WHAT THE TASK REQUIRES:
Copy out the data below from the line containing "Reproduce this chart" to the line containing "const ref = useRef<HTMLDivElement>(null);", both lines included, with all images left out.

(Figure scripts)

=-=-=

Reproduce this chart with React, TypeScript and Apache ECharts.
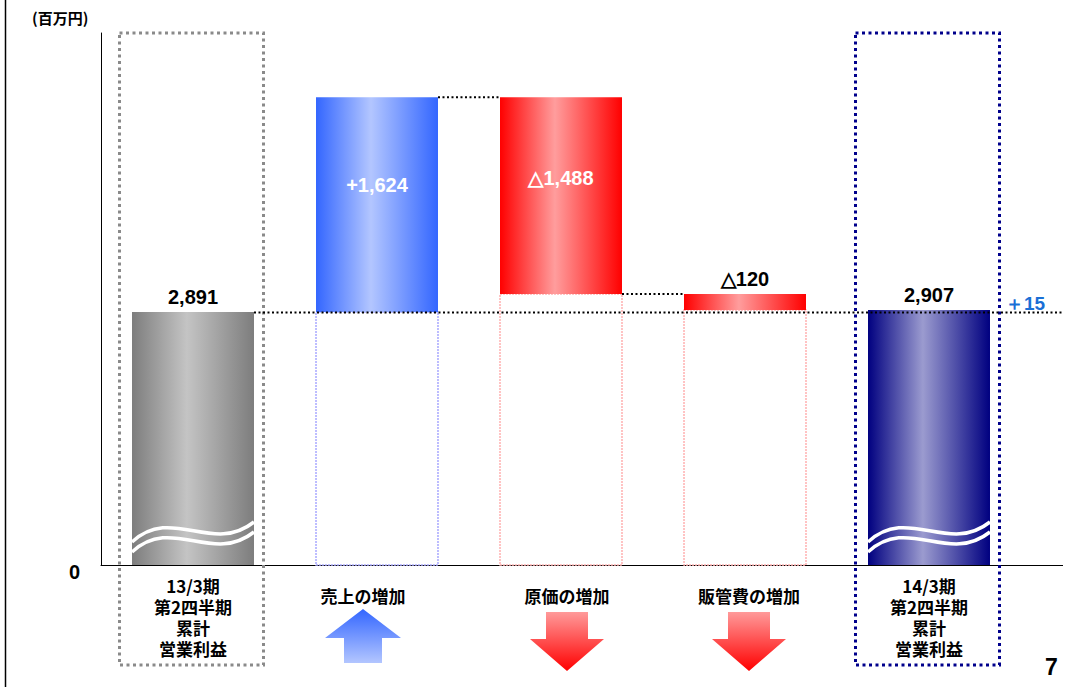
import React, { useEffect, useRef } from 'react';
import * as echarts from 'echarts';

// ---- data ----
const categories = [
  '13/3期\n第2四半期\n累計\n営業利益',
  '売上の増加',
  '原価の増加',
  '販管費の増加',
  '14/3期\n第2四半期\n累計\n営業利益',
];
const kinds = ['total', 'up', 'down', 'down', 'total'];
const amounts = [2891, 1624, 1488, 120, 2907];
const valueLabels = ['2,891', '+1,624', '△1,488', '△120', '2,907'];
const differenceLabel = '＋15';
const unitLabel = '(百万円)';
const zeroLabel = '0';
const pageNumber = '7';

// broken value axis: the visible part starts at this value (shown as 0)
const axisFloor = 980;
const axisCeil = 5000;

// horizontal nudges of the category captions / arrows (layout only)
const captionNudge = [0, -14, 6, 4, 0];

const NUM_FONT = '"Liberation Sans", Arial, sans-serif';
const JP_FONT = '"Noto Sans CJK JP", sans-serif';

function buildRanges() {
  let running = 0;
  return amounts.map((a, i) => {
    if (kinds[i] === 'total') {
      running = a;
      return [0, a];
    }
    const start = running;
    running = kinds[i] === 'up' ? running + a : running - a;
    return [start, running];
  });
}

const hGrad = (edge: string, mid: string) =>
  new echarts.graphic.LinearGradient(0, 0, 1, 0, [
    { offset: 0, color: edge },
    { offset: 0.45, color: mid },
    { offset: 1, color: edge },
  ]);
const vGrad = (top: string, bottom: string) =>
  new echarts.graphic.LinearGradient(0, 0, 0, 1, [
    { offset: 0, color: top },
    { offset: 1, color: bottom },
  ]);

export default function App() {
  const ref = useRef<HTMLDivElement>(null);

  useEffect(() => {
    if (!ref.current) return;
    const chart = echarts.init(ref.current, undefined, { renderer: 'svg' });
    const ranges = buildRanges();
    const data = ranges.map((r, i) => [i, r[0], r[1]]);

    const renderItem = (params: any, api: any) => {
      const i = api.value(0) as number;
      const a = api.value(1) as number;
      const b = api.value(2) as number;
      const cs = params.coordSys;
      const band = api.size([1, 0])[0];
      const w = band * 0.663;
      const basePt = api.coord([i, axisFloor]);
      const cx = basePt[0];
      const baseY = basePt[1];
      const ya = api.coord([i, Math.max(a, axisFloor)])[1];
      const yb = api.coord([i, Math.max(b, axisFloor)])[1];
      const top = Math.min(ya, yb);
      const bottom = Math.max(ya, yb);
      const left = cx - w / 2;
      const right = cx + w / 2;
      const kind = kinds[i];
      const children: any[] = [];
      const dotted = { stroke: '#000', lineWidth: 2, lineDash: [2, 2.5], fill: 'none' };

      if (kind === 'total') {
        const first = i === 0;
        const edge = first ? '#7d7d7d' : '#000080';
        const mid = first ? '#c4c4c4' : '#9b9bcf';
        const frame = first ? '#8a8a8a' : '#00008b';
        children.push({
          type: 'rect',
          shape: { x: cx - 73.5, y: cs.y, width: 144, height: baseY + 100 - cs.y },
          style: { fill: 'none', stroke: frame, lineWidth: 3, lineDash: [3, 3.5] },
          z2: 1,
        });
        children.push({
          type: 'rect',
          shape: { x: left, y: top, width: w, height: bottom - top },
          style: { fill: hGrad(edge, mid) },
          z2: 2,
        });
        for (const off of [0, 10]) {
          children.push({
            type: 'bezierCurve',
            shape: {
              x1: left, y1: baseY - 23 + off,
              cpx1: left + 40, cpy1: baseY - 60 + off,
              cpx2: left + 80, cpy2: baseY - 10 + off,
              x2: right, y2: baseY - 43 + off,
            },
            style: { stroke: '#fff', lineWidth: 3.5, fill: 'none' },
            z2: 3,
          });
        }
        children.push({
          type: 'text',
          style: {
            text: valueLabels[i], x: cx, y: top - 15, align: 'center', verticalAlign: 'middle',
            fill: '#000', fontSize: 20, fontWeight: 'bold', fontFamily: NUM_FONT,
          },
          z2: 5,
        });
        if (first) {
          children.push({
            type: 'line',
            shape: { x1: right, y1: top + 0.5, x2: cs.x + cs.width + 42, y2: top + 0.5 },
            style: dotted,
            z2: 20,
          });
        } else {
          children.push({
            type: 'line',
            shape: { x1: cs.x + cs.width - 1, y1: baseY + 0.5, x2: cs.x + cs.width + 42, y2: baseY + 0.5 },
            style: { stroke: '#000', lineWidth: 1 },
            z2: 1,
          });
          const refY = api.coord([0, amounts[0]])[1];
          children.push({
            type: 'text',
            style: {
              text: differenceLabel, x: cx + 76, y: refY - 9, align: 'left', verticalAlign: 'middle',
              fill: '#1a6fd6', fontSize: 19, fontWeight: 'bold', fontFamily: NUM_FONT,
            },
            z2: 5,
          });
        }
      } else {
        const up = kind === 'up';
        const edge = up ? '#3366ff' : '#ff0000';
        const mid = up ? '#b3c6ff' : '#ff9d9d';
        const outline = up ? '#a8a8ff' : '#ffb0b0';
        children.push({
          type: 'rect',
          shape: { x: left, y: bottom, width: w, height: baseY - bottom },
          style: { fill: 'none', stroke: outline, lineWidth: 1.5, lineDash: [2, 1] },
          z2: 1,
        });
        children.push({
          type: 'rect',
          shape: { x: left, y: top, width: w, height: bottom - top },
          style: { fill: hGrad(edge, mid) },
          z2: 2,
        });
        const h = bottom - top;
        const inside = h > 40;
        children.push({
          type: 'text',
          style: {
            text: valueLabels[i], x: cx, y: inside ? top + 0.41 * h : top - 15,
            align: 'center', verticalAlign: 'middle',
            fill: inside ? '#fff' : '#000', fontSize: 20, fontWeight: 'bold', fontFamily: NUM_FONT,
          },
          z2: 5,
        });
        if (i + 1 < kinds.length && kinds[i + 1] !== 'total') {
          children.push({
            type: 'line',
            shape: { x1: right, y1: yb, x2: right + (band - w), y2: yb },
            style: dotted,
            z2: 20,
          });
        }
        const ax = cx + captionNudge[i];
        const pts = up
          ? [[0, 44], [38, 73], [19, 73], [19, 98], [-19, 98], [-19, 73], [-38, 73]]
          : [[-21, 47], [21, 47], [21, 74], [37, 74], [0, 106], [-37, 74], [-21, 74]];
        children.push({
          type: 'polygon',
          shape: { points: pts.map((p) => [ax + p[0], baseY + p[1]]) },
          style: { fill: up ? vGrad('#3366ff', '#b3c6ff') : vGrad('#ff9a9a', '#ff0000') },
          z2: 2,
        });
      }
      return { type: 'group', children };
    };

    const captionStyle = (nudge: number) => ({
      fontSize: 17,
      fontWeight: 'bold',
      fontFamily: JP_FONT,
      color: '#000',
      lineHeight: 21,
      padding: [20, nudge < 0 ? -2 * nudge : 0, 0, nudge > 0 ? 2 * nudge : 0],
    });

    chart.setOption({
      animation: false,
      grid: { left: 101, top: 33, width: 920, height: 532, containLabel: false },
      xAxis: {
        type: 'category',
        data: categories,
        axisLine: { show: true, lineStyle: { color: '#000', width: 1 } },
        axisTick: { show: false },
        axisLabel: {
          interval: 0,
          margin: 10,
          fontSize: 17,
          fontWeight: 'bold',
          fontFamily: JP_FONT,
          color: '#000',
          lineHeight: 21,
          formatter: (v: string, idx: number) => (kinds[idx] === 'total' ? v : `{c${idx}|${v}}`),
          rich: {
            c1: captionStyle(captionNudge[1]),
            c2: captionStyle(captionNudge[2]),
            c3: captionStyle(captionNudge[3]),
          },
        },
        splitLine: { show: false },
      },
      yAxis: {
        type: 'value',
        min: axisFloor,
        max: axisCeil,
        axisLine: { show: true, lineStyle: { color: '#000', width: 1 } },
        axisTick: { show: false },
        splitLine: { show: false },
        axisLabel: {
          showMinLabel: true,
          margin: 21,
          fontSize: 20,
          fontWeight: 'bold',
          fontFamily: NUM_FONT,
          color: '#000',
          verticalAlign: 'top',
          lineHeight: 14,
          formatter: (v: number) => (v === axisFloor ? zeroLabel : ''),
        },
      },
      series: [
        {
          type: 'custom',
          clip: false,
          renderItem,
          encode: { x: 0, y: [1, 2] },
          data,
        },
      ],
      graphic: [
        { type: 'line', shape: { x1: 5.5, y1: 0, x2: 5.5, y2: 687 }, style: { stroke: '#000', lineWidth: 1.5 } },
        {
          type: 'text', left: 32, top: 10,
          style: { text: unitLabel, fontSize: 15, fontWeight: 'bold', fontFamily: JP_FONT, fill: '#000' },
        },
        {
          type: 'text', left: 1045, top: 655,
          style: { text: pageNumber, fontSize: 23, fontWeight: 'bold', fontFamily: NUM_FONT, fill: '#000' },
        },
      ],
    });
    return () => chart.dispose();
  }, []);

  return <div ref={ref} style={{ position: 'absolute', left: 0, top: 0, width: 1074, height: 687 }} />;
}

=-=-=

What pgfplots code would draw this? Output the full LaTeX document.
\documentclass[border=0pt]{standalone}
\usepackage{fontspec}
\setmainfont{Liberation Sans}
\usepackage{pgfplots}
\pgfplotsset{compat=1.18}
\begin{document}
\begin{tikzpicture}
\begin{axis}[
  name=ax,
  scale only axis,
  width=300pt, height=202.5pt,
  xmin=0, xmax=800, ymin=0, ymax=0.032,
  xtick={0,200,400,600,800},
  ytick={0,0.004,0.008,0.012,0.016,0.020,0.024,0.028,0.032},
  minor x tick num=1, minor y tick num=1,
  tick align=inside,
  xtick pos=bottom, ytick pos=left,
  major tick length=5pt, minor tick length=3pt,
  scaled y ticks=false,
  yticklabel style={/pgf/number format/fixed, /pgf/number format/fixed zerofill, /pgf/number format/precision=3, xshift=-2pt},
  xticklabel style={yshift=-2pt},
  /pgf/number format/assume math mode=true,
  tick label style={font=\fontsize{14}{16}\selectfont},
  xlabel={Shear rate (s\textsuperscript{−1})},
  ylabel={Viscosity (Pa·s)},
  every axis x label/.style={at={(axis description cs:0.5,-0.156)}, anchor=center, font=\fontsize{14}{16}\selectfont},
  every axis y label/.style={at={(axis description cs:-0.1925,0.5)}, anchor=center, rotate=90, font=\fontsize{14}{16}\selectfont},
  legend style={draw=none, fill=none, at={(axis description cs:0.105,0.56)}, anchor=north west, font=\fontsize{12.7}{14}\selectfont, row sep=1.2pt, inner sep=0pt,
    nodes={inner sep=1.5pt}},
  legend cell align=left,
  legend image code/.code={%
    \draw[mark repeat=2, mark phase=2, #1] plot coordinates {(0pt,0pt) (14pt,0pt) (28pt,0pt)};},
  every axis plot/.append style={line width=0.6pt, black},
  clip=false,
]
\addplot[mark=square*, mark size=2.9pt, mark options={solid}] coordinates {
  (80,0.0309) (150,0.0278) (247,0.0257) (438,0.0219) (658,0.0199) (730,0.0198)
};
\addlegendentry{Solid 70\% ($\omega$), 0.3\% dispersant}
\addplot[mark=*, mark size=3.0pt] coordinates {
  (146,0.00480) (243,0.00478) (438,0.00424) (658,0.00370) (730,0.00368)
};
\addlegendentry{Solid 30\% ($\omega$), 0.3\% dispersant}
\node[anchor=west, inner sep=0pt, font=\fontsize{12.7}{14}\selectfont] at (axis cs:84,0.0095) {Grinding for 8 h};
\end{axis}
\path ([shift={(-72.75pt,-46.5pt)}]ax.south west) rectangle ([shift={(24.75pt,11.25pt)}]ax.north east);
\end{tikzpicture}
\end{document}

=-=-=

TASK ANSWER:
Reproduce this chart with React, TypeScript and Apache ECharts.
import React, { useEffect, useRef } from 'react';
import * as echarts from 'echarts';

// ---- data ----
const categories = [
  '13/3期\n第2四半期\n累計\n営業利益',
  '売上の増加',
  '原価の増加',
  '販管費の増加',
  '14/3期\n第2四半期\n累計\n営業利益',
];
const kinds = ['total', 'up', 'down', 'down', 'total'];
const amounts = [2891, 1624, 1488, 120, 2907];
const valueLabels = ['2,891', '+1,624', '△1,488', '△120', '2,907'];
const differenceLabel = '＋15';
const unitLabel = '(百万円)';
const zeroLabel = '0';
const pageNumber = '7';

// broken value axis: the visible part starts at this value (shown as 0)
const axisFloor = 980;
const axisCeil = 5000;

// horizontal nudges of the category captions / arrows (layout only)
const captionNudge = [0, -14, 6, 4, 0];

const NUM_FONT = '"Liberation Sans", Arial, sans-serif';
const JP_FONT = '"Noto Sans CJK JP", sans-serif';

function buildRanges() {
  let running = 0;
  return amounts.map((a, i) => {
    if (kinds[i] === 'total') {
      running = a;
      return [0, a];
    }
    const start = running;
    running = kinds[i] === 'up' ? running + a : running - a;
    return [start, running];
  });
}

const hGrad = (edge: string, mid: string) =>
  new echarts.graphic.LinearGradient(0, 0, 1, 0, [
    { offset: 0, color: edge },
    { offset: 0.45, color: mid },
    { offset: 1, color: edge },
  ]);
const vGrad = (top: string, bottom: string) =>
  new echarts.graphic.LinearGradient(0, 0, 0, 1, [
    { offset: 0, color: top },
    { offset: 1, color: bottom },
  ]);

export default function App() {
  const ref = useRef<HTMLDivElement>(null);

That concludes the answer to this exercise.